Modern Developments in Australia
In 2018, in what would become known as ‘Nala’s Case’, a couple won an action against a dog breeder by utilising consumer protections in the Australian Consumer Law. The couple, Mr and Mrs Bird, had been sold a puppy (Nala) with an infestation of worms, likely obtained due to poor breeding practices. The couple brought an action on the basis of the consumer guarantees stating that, if dogs were considered property, then Nala as a ‘good’ must be of an ‘acceptable quality’ when sold to them. The decision, which led to the Birds being awarded $15,521.96 in damages as well as Nala’s ongoing veterinary costs, remains a strong deterrent for poor breeding practices and promotes the welfare of domestic animal breeding generally. It relied on the basis that if a pet had an undisclosed health condition at the time of sale, it is not of an acceptable quality and therefore the seller or breeder is liable. The property rights enforceable by owners, therefore, can ensure the wellbeing of animals without assigning individual rights. This property stance is the common conception within most countries.
That said, acknowledgement of animal sentience is slowly superseding the historical property standpoint. In 2019, the ACT became the first state or territory in Australia to change the legal status of animals from ‘property’ to ‘sentient beings’, affording cats and dogs (specifically) basic rights. These rights include freedom of movement, preventing cats or dogs being tied up for more than 24 hours, food and water, health care and clean living spaces, among others.
Prescriptions such as these might fall short of total animal rights liberation. The concept of domestic animals is often perceived as being contrary to the animal rights movement, but is also contrary to the animals-as-property position. It appears as a middle line perspective, where animals are prescribed rights conditional on their use or exploitation by humans. In cases such as the ACT, partial rights are prescribed to cats and dogs because of, and adapted to, their status as pets, rather than on their status as ‘sentient’. Laws based on true sentience would assign complete rights, as prescribed on the capacity of the species or individual animal, such as Naruto owning property.
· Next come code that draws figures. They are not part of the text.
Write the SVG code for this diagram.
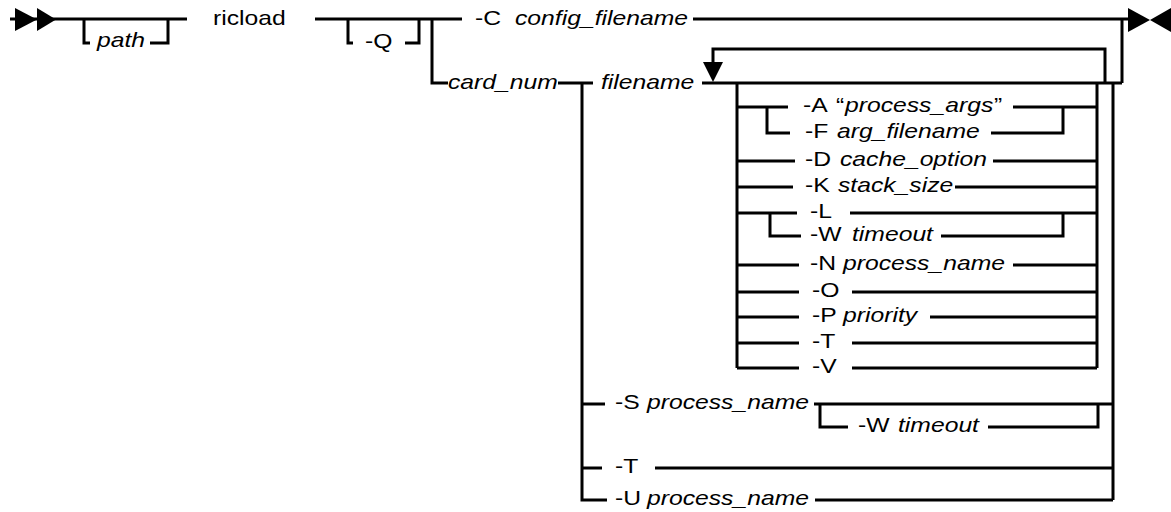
<svg xmlns="http://www.w3.org/2000/svg" width="1171" height="512" viewBox="0 0 1171 512">
  <style>
    .w { stroke: #000; stroke-width: 3; fill: none; stroke-linecap: butt; stroke-linejoin: miter; }
    .ah { fill: #000; stroke: none; }
    text { font-family: "Liberation Sans", Arial, sans-serif; font-size: 20px; fill: #000; }
    .i { font-style: italic; }
  </style>
  <rect width="1171" height="512" fill="#fff"/>

  <!-- connectors: main line, branches, rails and loop -->
  <g id="connectors" class="w">
    <!-- main line -->
    <path d="M10 19 H187"/>
    <path d="M315 19 H462"/>
    <path d="M693 19 H1128"/>
    <path d="M1122 19 V83"/>
    <!-- optional path -->
    <path d="M84 19 V43 H90"/>
    <path d="M150 43 H168 V19"/>
    <!-- optional -Q -->
    <path d="M348 19 V43 H353"/>
    <path d="M405 43 H419 V19"/>
    <!-- card_num branch -->
    <path d="M432 19 V83 H448"/>
    <path d="M558 83 H593"/>
    <path d="M582 83 V500 H607"/>
    <path d="M702 83 H1122"/>
    <!-- repeat loop -->
    <path d="M713 62 V49 H1105 V83"/>
    <!-- option group rails -->
    <path d="M737 83 V368"/>
    <path d="M1097 83 V368"/>
    <path d="M1113 83 V500"/>
    <!-- -A / -F -->
    <path d="M737 107 H788"/>
    <path d="M1013 107 H1097"/>
    <path d="M767 107 V133 H790"/>
    <path d="M991 133 H1063 V107"/>
    <!-- -D -->
    <path d="M737 161 H795"/>
    <path d="M993 161 H1097"/>
    <!-- -K -->
    <path d="M737 187 H793"/>
    <path d="M955 187 H1097"/>
    <!-- -L / -W -->
    <path d="M737 213 H797"/>
    <path d="M850 213 H1097"/>
    <path d="M770 213 V236 H801"/>
    <path d="M941 236 H1063 V213"/>
    <!-- -N -->
    <path d="M737 265 H799"/>
    <path d="M1013 265 H1097"/>
    <!-- -O -->
    <path d="M737 292 H799"/>
    <path d="M852 292 H1097"/>
    <!-- -P -->
    <path d="M737 317 H799"/>
    <path d="M930 317 H1097"/>
    <!-- -T -->
    <path d="M737 343 H799"/>
    <path d="M852 343 H1097"/>
    <!-- -V -->
    <path d="M737 368 H799"/>
    <path d="M852 368 H1097"/>
    <!-- -S / -W -->
    <path d="M582 404 H605"/>
    <path d="M814 404 H1113"/>
    <path d="M820 404 V427 H848"/>
    <path d="M988 427 H1098 V404"/>
    <!-- -T -->
    <path d="M582 468 H602"/>
    <path d="M655 468 H1113"/>
    <!-- -U -->
    <path d="M815 500 H1113"/>
  </g>

  <!-- start / end / loop markers -->
  <g id="start">
    <polygon class="ah" points="15,8 37,19.5 15,31"/>
    <polygon class="ah" points="37,8 56,19.5 37,31"/>
  </g>
  <g id="end">
    <polygon class="ah" points="1128,8 1150,20 1128,32"/>
    <polygon class="ah" points="1171,8 1150,20 1171,32"/>
  </g>
  <g id="loop-arrow">
    <polygon class="ah" points="703,62 723,62 713,82"/>
  </g>

  <!-- main row -->
  <g id="path"><text class="i" transform="translate(97 47) scale(1.235 1)">path</text></g>
  <g id="ricload"><text transform="translate(213 25) scale(1.235 1)">ricload</text></g>
  <g id="opt-Q"><text transform="translate(365 48) scale(1.235 1)">-Q</text></g>
  <g id="opt-C">
    <text transform="translate(475 25) scale(1.235 1)">-C</text>
    <text class="i" transform="translate(515 25) scale(1.235 1)">config_filename</text>
  </g>
  <g id="card_num"><text class="i" transform="translate(448 89) scale(1.235 1)">card_num</text></g>
  <g id="filename"><text class="i" transform="translate(601 89) scale(1.235 1)">filename</text></g>

  <!-- option group -->
  <g id="opt-A">
    <text transform="translate(803 112) scale(1.235 1)">-A</text>
    <text transform="translate(836 112) scale(1.235 1)">“</text>
    <text class="i" transform="translate(845 112) scale(1.235 1)">process_args</text>
    <text transform="translate(994 112) scale(1.235 1)">”</text>
  </g>
  <g id="opt-F">
    <text transform="translate(805 138) scale(1.235 1)">-F</text>
    <text class="i" transform="translate(837 138) scale(1.235 1)">arg_filename</text>
  </g>
  <g id="opt-D">
    <text transform="translate(805 166) scale(1.235 1)">-D</text>
    <text class="i" transform="translate(840 166) scale(1.235 1)">cache_option</text>
  </g>
  <g id="opt-K">
    <text transform="translate(805 192) scale(1.235 1)">-K</text>
    <text class="i" transform="translate(838 192) scale(1.235 1)">stack_size</text>
  </g>
  <g id="opt-L"><text transform="translate(810 218) scale(1.235 1)">-L</text></g>
  <g id="opt-W1">
    <text transform="translate(810 241) scale(1.235 1)">-W</text>
    <text class="i" transform="translate(852 241) scale(1.235 1)">timeout</text>
  </g>
  <g id="opt-N">
    <text transform="translate(810 270) scale(1.235 1)">-N</text>
    <text class="i" transform="translate(843 270) scale(1.235 1)">process_name</text>
  </g>
  <g id="opt-O"><text transform="translate(812 297) scale(1.235 1)">-O</text></g>
  <g id="opt-P">
    <text transform="translate(812 322) scale(1.235 1)">-P</text>
    <text class="i" transform="translate(843 322) scale(1.235 1)">priority</text>
  </g>
  <g id="opt-T1"><text transform="translate(812 348) scale(1.235 1)">-T</text></g>
  <g id="opt-V"><text transform="translate(812 373) scale(1.235 1)">-V</text></g>

  <!-- alternatives to filename -->
  <g id="opt-S">
    <text transform="translate(615 409) scale(1.235 1)">-S</text>
    <text class="i" transform="translate(647 409) scale(1.235 1)">process_name</text>
  </g>
  <g id="opt-W2">
    <text transform="translate(858 432) scale(1.235 1)">-W</text>
    <text class="i" transform="translate(898 432) scale(1.235 1)">timeout</text>
  </g>
  <g id="opt-T2"><text transform="translate(615 473) scale(1.235 1)">-T</text></g>
  <g id="opt-U">
    <text transform="translate(615 505) scale(1.235 1)">-U</text>
    <text class="i" transform="translate(647 505) scale(1.235 1)">process_name</text>
  </g>
</svg>
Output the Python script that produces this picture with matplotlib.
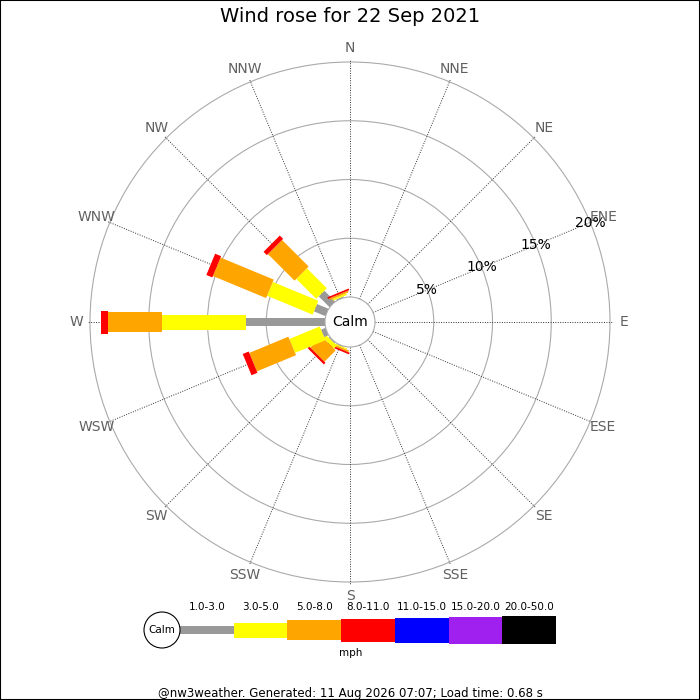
import numpy as np
import matplotlib.pyplot as plt
from matplotlib.patches import Polygon, Circle, Rectangle

# wind rose data: percent of time per direction and speed class
directions = ['N', 'NNE', 'NE', 'ENE', 'E', 'ESE', 'SE', 'SSE',
              'S', 'SSW', 'SW', 'WSW', 'W', 'WNW', 'NW', 'NNW']
speed_classes = ['1.0-3.0', '3.0-5.0', '5.0-8.0', '8.0-11.0',
                 '11.0-15.0', '15.0-20.0', '20.0-50.0']
spd_1_3 = [0, 0, 0, 0, 0, 0, 0, 0, 0, 0.05, 0.1, 0.4, 6.7, 1.05, 1.3, 0.1]
spd_3_5 = [0, 0, 0, 0, 0, 0, 0, 0, 0, 0.1, 0.35, 2.8, 7.2, 4.2, 2.4, 0.15]
spd_5_8 = [0, 0, 0, 0, 0, 0, 0, 0, 0, 0.15, 1.35, 3.6, 4.6, 4.9, 3.2, 0.15]
spd_8_11 = [0, 0, 0, 0, 0, 0, 0, 0, 0, 0.15, 0.2, 0.55, 0.6, 0.55, 0.4, 0.15]
spd_11_15 = [0] * 16
spd_15_20 = [0] * 16
spd_20_50 = [0] * 16
ring_pcts = [5, 10, 15, 20]

colors = ['#999999', '#ffff00', '#ffa500', '#ff0000', '#0000ff', '#a020f0', '#000000']
widths = [8, 15, 20, 23, 25, 27, 28]   # bar thickness (px) per class

CALM_R = 25.0
SCALE = 11.75   # px per percent


def radius(pct):
    return CALM_R + SCALE * pct


fig = plt.figure(figsize=(7, 7), dpi=100)
ax = fig.add_axes([0, 0, 1, 1])
ax.set_xlim(-350, 350)
ax.set_ylim(-378, 322)
ax.set_aspect('equal')
ax.axis('off')

# rings
for p in ring_pcts:
    ax.add_patch(Circle((0, 0), radius(p), fill=False, ec='#aaaaaa', lw=0.8, zorder=1))

# spokes and compass labels
angles = np.arange(16) * 22.5
for ang, name in zip(angles, directions):
    t = np.radians(ang)
    u = np.array([np.sin(t), np.cos(t)])
    a, b = u * CALM_R, u * 263
    ax.plot([a[0], b[0]], [a[1], b[1]], color='#333333', lw=0.7,
            ls=(0, (1, 1.5)), zorder=1)
    ax.text(*(u * 274), name, ha='center', va='center', fontsize=10,
            color='#606060', zorder=5)

# percent labels along ENE spoke
t = np.radians(67.5)
u = np.array([np.sin(t), np.cos(t)])
for p in ring_pcts:
    ax.text(*(u * radius(p)), f'{p}%', ha='center', va='center', fontsize=10,
            color='black', zorder=5)

# bars
series = [spd_1_3, spd_3_5, spd_5_8, spd_8_11, spd_11_15, spd_15_20, spd_20_50]
data = np.array(series)
cum = np.vstack([np.zeros(16), np.cumsum(data, axis=0)])
for i, ang in enumerate(angles):
    t = np.radians(ang)
    u = np.array([np.sin(t), np.cos(t)])
    perp = np.array([np.cos(t), -np.sin(t)])
    for k in range(len(series)):
        if data[k, i] <= 0:
            continue
        r0, r1 = radius(cum[k, i]), radius(cum[k + 1, i])
        h = widths[k] / 2
        pts = [u * r0 + perp * h, u * r1 + perp * h,
               u * r1 - perp * h, u * r0 - perp * h]
        ax.add_patch(Polygon(pts, closed=True, fc=colors[k], ec='none', zorder=2))

# calm circle
ax.add_patch(Circle((0, 0), CALM_R, fc='white', ec='#aaaaaa', lw=0.8, zorder=3))
ax.text(0, 0, 'Calm', ha='center', va='center', fontsize=10, zorder=4)

# title
ax.text(0, 305, 'Wind rose for 22 Sep 2021', ha='center', va='center', fontsize=14)

# legend
leg_y = -308
x0, x1 = -170, 206
seg = (x1 - x0) / len(speed_classes)
ax.add_patch(Circle((-188, leg_y), 18, fc='white', ec='black', lw=0.8, zorder=3))
ax.text(-188, leg_y, 'Calm', ha='center', va='center', fontsize=7.5, zorder=4)
for k, lab in enumerate(speed_classes):
    xs = x0 + k * seg
    ax.add_patch(Rectangle((xs, leg_y - widths[k] / 2), seg, widths[k],
                           fc=colors[k], ec='none', zorder=2))
    ax.text(xs + seg / 2, leg_y + 23, lab, ha='center', va='center', fontsize=7.5)
ax.text(1, leg_y - 23, 'mph', ha='center', va='center', fontsize=7.5)

ax.text(0, -371, '@nw3weather. Generated: 11 Aug 2026 07:07; Load time: 0.68 s',
        ha='center', va='center', fontsize=8.5)

# image border
fig.patches.append(Rectangle((0, 0), 1, 1, transform=fig.transFigure,
                             fill=False, ec='black', lw=1.5))

fig.savefig('out.png', dpi=100)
This is the key distinction between animal rights and human rights. Human rights are inherent, from birth they assume a dignity and worth that prescribes rights enforced by societal obligation. Animal rights are prescribed not because of the inherent dignity of an animal, but because of a human-determined status deemed worthy of a level of rights – whether that be sentience, empathy for species we have domesticated or merely indirectly through the property rights of owners. This prescription is especially clear in discussions surrounding human-oriented rights such as copyright over a photograph.
For now, rights are available only to a select number of species, and in their most select form. That said, there is plenty of room for change, and the general consensus that animals are sentient is ever growing. Of course, Naruto might be some time away from ever truly realising complete rights, but, taking a welfarist perspective, David Slater has agreed to donate a portion of the future income earned from the photograph towards protecting crested macaques in Indonesia.Though not decided in Naruto’s favour, cases such as theirs enliven animal rights spectrum discourse and place particular attention on how we treat animals. Certainly, these are steps in the ‘rights’ direction.